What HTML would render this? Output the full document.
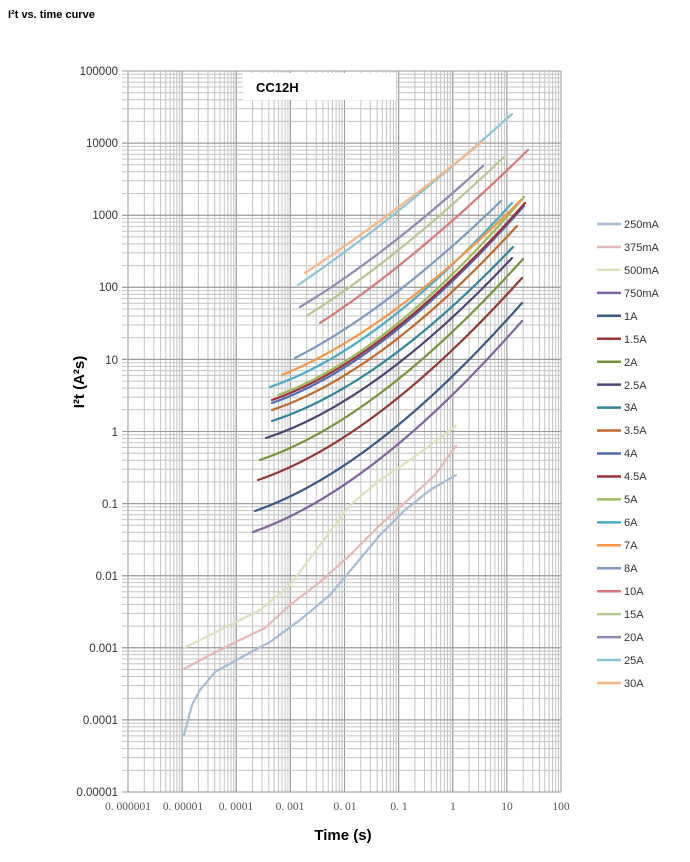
<!DOCTYPE html>
<html><head><meta charset="utf-8"><style>
body{margin:0;background:#fff;width:690px;height:857px;overflow:hidden;font-family:"Liberation Sans",sans-serif}
</style></head><body>
<svg id="s" width="690" height="857" xmlns="http://www.w3.org/2000/svg">
<text x="8" y="18" font-size="11" font-weight="bold" font-family="Liberation Sans, sans-serif">I²t vs. time curve</text>
<g id="grid"></g>
<rect x="243" y="73" width="153" height="27" fill="#fff"/>
<text x="256" y="92" font-size="13" font-weight="bold" font-family="Liberation Sans, sans-serif">CC12H</text>
<g font-size="11.5" fill="#333" text-anchor="end" font-family="Liberation Sans, sans-serif">
<text x="118" y="75">100000</text><text x="118" y="147">10000</text><text x="118" y="219">1000</text>
<text x="118" y="291">100</text><text x="118" y="364">10</text><text x="118" y="436">1</text>
<text x="118" y="508">0.1</text><text x="118" y="580">0.01</text><text x="118" y="652">0.001</text>
<text x="118" y="724">0.0001</text><text x="118" y="796">0.00001</text>
</g>
<g font-size="11.5" fill="#555" text-anchor="middle" font-family="Liberation Serif, serif">
<text x="128" y="810">0. 000001</text><text x="183" y="810">0. 00001</text><text x="236" y="810">0. 0001</text>
<text x="290" y="810">0. 001</text><text x="345" y="810">0. 01</text><text x="399" y="810">0. 1</text>
<text x="453" y="810">1</text><text x="507" y="810">10</text><text x="561" y="810">100</text>
</g>
<text x="343" y="840" font-size="15" font-weight="bold" text-anchor="middle" font-family="Liberation Sans, sans-serif">Time (s)</text>
<text transform="translate(84,382) rotate(-90)" font-size="15" font-weight="bold" text-anchor="middle" font-family="Liberation Sans, sans-serif">I²t (A²s)</text>
<g id="curves" fill="none" stroke-width="2.2" stroke-linecap="round"></g>
<g id="leg" font-size="11" fill="#333" font-family="Liberation Sans, sans-serif">
<text x="624" y="228">250mA</text><text x="624" y="251">375mA</text><text x="624" y="274">500mA</text>
<text x="624" y="297">750mA</text><text x="624" y="320">1A</text><text x="624" y="343">1.5A</text>
<text x="624" y="366">2A</text><text x="624" y="389">2.5A</text><text x="624" y="411">3A</text>
<text x="624" y="434">3.5A</text><text x="624" y="457">4A</text><text x="624" y="480">4.5A</text>
<text x="624" y="503">5A</text><text x="624" y="526">6A</text><text x="624" y="549">7A</text>
<text x="624" y="572">8A</text><text x="624" y="595">10A</text><text x="624" y="618">15A</text>
<text x="624" y="641">20A</text><text x="624" y="664">25A</text><text x="624" y="687">30A</text>
</g>
</svg>
<script>
var NS="http://www.w3.org/2000/svg";
function el(p,t,a){var e=document.createElementNS(NS,t);for(var k in a)e.setAttribute(k,a[k]);p.appendChild(e);return e;}
var g=document.getElementById('grid');
var X0=128,DX=54.125,Y0=71,DY=72.1;
for(var d=0;d<8;d++)for(var m=1;m<=10;m++){var x=X0+DX*(d+Math.log10(m));el(g,'line',{x1:x,x2:x,y1:71,y2:792,stroke:m==1||m==10?'#9a9a9a':'#c4c4c4','stroke-width':1});}
for(var d=0;d<10;d++)for(var m=1;m<=10;m++){var y=Y0+DY*(10-d-Math.log10(m));el(g,'line',{x1:122,x2:561,y1:y,y2:y,stroke:m==1||m==10?'#9a9a9a':'#c4c4c4','stroke-width':1});}
var C=document.getElementById('curves');
function poly(pts,c){var d='M'+pts[0][0]+' '+pts[0][1];for(var i=1;i<pts.length;i++){d+=' L'+pts[i][0]+' '+pts[i][1];}el(C,'path',{d:d,stroke:c,'stroke-linejoin':'round'});}
poly([[184,735],[192,705],[200,690],[215,672],[240,658],[270,642],[300,620],[330,595],[355,565],[380,535],[405,510],[430,490],[456,475]],'#a8bcd8');
poly([[184,669],[210,655],[240,640],[265,628],[290,605],[320,582],[350,555],[380,525],[410,498],[435,475],[456,446]],'#e6b8b7');
poly([[184,648],[220,630],[260,610],[290,585],[320,545],[350,505],[380,480],[410,460],[456,426]],'#d8e4bc');
var cs=[
[253,532,522,321,'#8064a2',.2],[255,511,522,303,'#3b5a86',.2],[258,480,522,278,'#953735',.2],
[260,460,523,259,'#77933c',.2],[266,438,512,258,'#4d4475',.2],[272,421,513,247,'#31859c',.2],
[272,410,517,226,'#c0692a',.2],[272,403,524,206,'#4f6bb5',.2],[272,400,525,203,'#a0303a',.2],
[278,395,524,197,'#9bbb59',.2],[270,387,512,203,'#4bacc6',.2],[282,375,521,200,'#f79646',.25],
[295,358,501,201,'#7f9ac0',.3],[320,323,528,150,'#d9797a',.35],[308,315,504,157,'#b5c98f',.35],
[300,307,483,166,'#9289b4',.35],[298,285,512,114,'#8cc6d4',.38],[305,273,482,142,'#fab582',.4]];
cs.forEach(function(c){var dx=c[2]-c[0],dy=c[3]-c[1];var cx=c[0]+.45*dx,cy=c[1]+c[5]*dy;
el(C,'path',{d:'M'+c[0]+' '+c[1]+' Q'+cx+' '+cy+' '+c[2]+' '+c[3],stroke:c[4]});});
var cols=['#a8bcd8','#e6b8b7','#d8e4bc','#8064a2','#3b5a86','#953735','#77933c','#4d4475','#31859c','#c0692a','#4f6bb5','#a0303a','#9bbb59','#4bacc6','#f79646','#7f9ac0','#d9797a','#b5c98f','#9289b4','#8cc6d4','#fab582'];
var L=document.getElementById('leg');
cols.forEach(function(c,i){var y=224+i*22.95;el(L,'line',{x1:597,x2:621,y1:y,y2:y,stroke:c,'stroke-width':2.5});});
</script>
</body></html>
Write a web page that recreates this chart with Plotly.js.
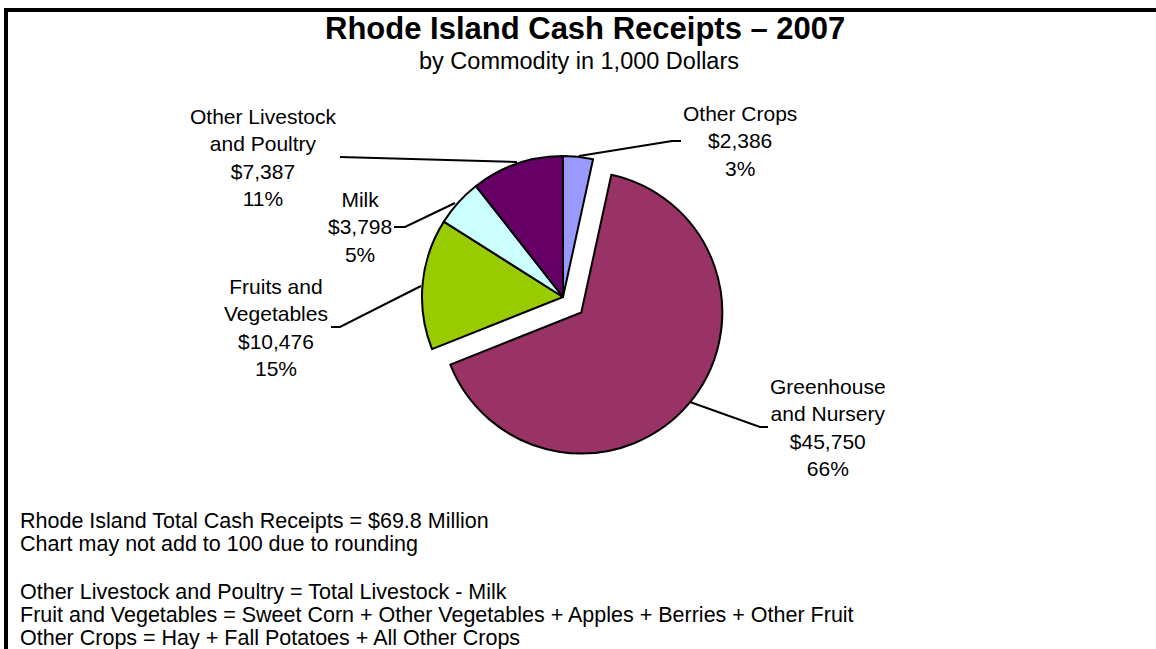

What to do
Give the data again exactly as written, with all pictures left out.

The reply
What HTML would render this? Output the full document.
<!DOCTYPE html>
<html><head><meta charset="utf-8"><style>
body{margin:0;background:#fff;width:690px;height:857px;overflow:hidden;font-family:"Liberation Sans",sans-serif}
</style></head><body>
<svg id="s" width="690" height="857" xmlns="http://www.w3.org/2000/svg">
<text x="8" y="18" font-size="11" font-weight="bold" font-family="Liberation Sans, sans-serif">I²t vs. time curve</text>
<g id="grid"></g>
<rect x="243" y="73" width="153" height="27" fill="#fff"/>
<text x="256" y="92" font-size="13" font-weight="bold" font-family="Liberation Sans, sans-serif">CC12H</text>
<g font-size="11.5" fill="#333" text-anchor="end" font-family="Liberation Sans, sans-serif">
<text x="118" y="75">100000</text><text x="118" y="147">10000</text><text x="118" y="219">1000</text>
<text x="118" y="291">100</text><text x="118" y="364">10</text><text x="118" y="436">1</text>
<text x="118" y="508">0.1</text><text x="118" y="580">0.01</text><text x="118" y="652">0.001</text>
<text x="118" y="724">0.0001</text><text x="118" y="796">0.00001</text>
</g>
<g font-size="11.5" fill="#555" text-anchor="middle" font-family="Liberation Serif, serif">
<text x="128" y="810">0. 000001</text><text x="183" y="810">0. 00001</text><text x="236" y="810">0. 0001</text>
<text x="290" y="810">0. 001</text><text x="345" y="810">0. 01</text><text x="399" y="810">0. 1</text>
<text x="453" y="810">1</text><text x="507" y="810">10</text><text x="561" y="810">100</text>
</g>
<text x="343" y="840" font-size="15" font-weight="bold" text-anchor="middle" font-family="Liberation Sans, sans-serif">Time (s)</text>
<text transform="translate(84,382) rotate(-90)" font-size="15" font-weight="bold" text-anchor="middle" font-family="Liberation Sans, sans-serif">I²t (A²s)</text>
<g id="curves" fill="none" stroke-width="2.2" stroke-linecap="round"></g>
<g id="leg" font-size="11" fill="#333" font-family="Liberation Sans, sans-serif">
<text x="624" y="228">250mA</text><text x="624" y="251">375mA</text><text x="624" y="274">500mA</text>
<text x="624" y="297">750mA</text><text x="624" y="320">1A</text><text x="624" y="343">1.5A</text>
<text x="624" y="366">2A</text><text x="624" y="389">2.5A</text><text x="624" y="411">3A</text>
<text x="624" y="434">3.5A</text><text x="624" y="457">4A</text><text x="624" y="480">4.5A</text>
<text x="624" y="503">5A</text><text x="624" y="526">6A</text><text x="624" y="549">7A</text>
<text x="624" y="572">8A</text><text x="624" y="595">10A</text><text x="624" y="618">15A</text>
<text x="624" y="641">20A</text><text x="624" y="664">25A</text><text x="624" y="687">30A</text>
</g>
</svg>
<script>
var NS="http://www.w3.org/2000/svg";
function el(p,t,a){var e=document.createElementNS(NS,t);for(var k in a)e.setAttribute(k,a[k]);p.appendChild(e);return e;}
var g=document.getElementById('grid');
var X0=128,DX=54.125,Y0=71,DY=72.1;
for(var d=0;d<8;d++)for(var m=1;m<=10;m++){var x=X0+DX*(d+Math.log10(m));el(g,'line',{x1:x,x2:x,y1:71,y2:792,stroke:m==1||m==10?'#9a9a9a':'#c4c4c4','stroke-width':1});}
for(var d=0;d<10;d++)for(var m=1;m<=10;m++){var y=Y0+DY*(10-d-Math.log10(m));el(g,'line',{x1:122,x2:561,y1:y,y2:y,stroke:m==1||m==10?'#9a9a9a':'#c4c4c4','stroke-width':1});}
var C=document.getElementById('curves');
function poly(pts,c){var d='M'+pts[0][0]+' '+pts[0][1];for(var i=1;i<pts.length;i++){d+=' L'+pts[i][0]+' '+pts[i][1];}el(C,'path',{d:d,stroke:c,'stroke-linejoin':'round'});}
poly([[184,735],[192,705],[200,690],[215,672],[240,658],[270,642],[300,620],[330,595],[355,565],[380,535],[405,510],[430,490],[456,475]],'#a8bcd8');
poly([[184,669],[210,655],[240,640],[265,628],[290,605],[320,582],[350,555],[380,525],[410,498],[435,475],[456,446]],'#e6b8b7');
poly([[184,648],[220,630],[260,610],[290,585],[320,545],[350,505],[380,480],[410,460],[456,426]],'#d8e4bc');
var cs=[
[253,532,522,321,'#8064a2',.2],[255,511,522,303,'#3b5a86',.2],[258,480,522,278,'#953735',.2],
[260,460,523,259,'#77933c',.2],[266,438,512,258,'#4d4475',.2],[272,421,513,247,'#31859c',.2],
[272,410,517,226,'#c0692a',.2],[272,403,524,206,'#4f6bb5',.2],[272,400,525,203,'#a0303a',.2],
[278,395,524,197,'#9bbb59',.2],[270,387,512,203,'#4bacc6',.2],[282,375,521,200,'#f79646',.25],
[295,358,501,201,'#7f9ac0',.3],[320,323,528,150,'#d9797a',.35],[308,315,504,157,'#b5c98f',.35],
[300,307,483,166,'#9289b4',.35],[298,285,512,114,'#8cc6d4',.38],[305,273,482,142,'#fab582',.4]];
cs.forEach(function(c){var dx=c[2]-c[0],dy=c[3]-c[1];var cx=c[0]+.45*dx,cy=c[1]+c[5]*dy;
el(C,'path',{d:'M'+c[0]+' '+c[1]+' Q'+cx+' '+cy+' '+c[2]+' '+c[3],stroke:c[4]});});
var cols=['#a8bcd8','#e6b8b7','#d8e4bc','#8064a2','#3b5a86','#953735','#77933c','#4d4475','#31859c','#c0692a','#4f6bb5','#a0303a','#9bbb59','#4bacc6','#f79646','#7f9ac0','#d9797a','#b5c98f','#9289b4','#8cc6d4','#fab582'];
var L=document.getElementById('leg');
cols.forEach(function(c,i){var y=224+i*22.95;el(L,'line',{x1:597,x2:621,y1:y,y2:y,stroke:c,'stroke-width':2.5});});
</script>
</body></html>
Write a web page that recreates this chart with Plotly.js.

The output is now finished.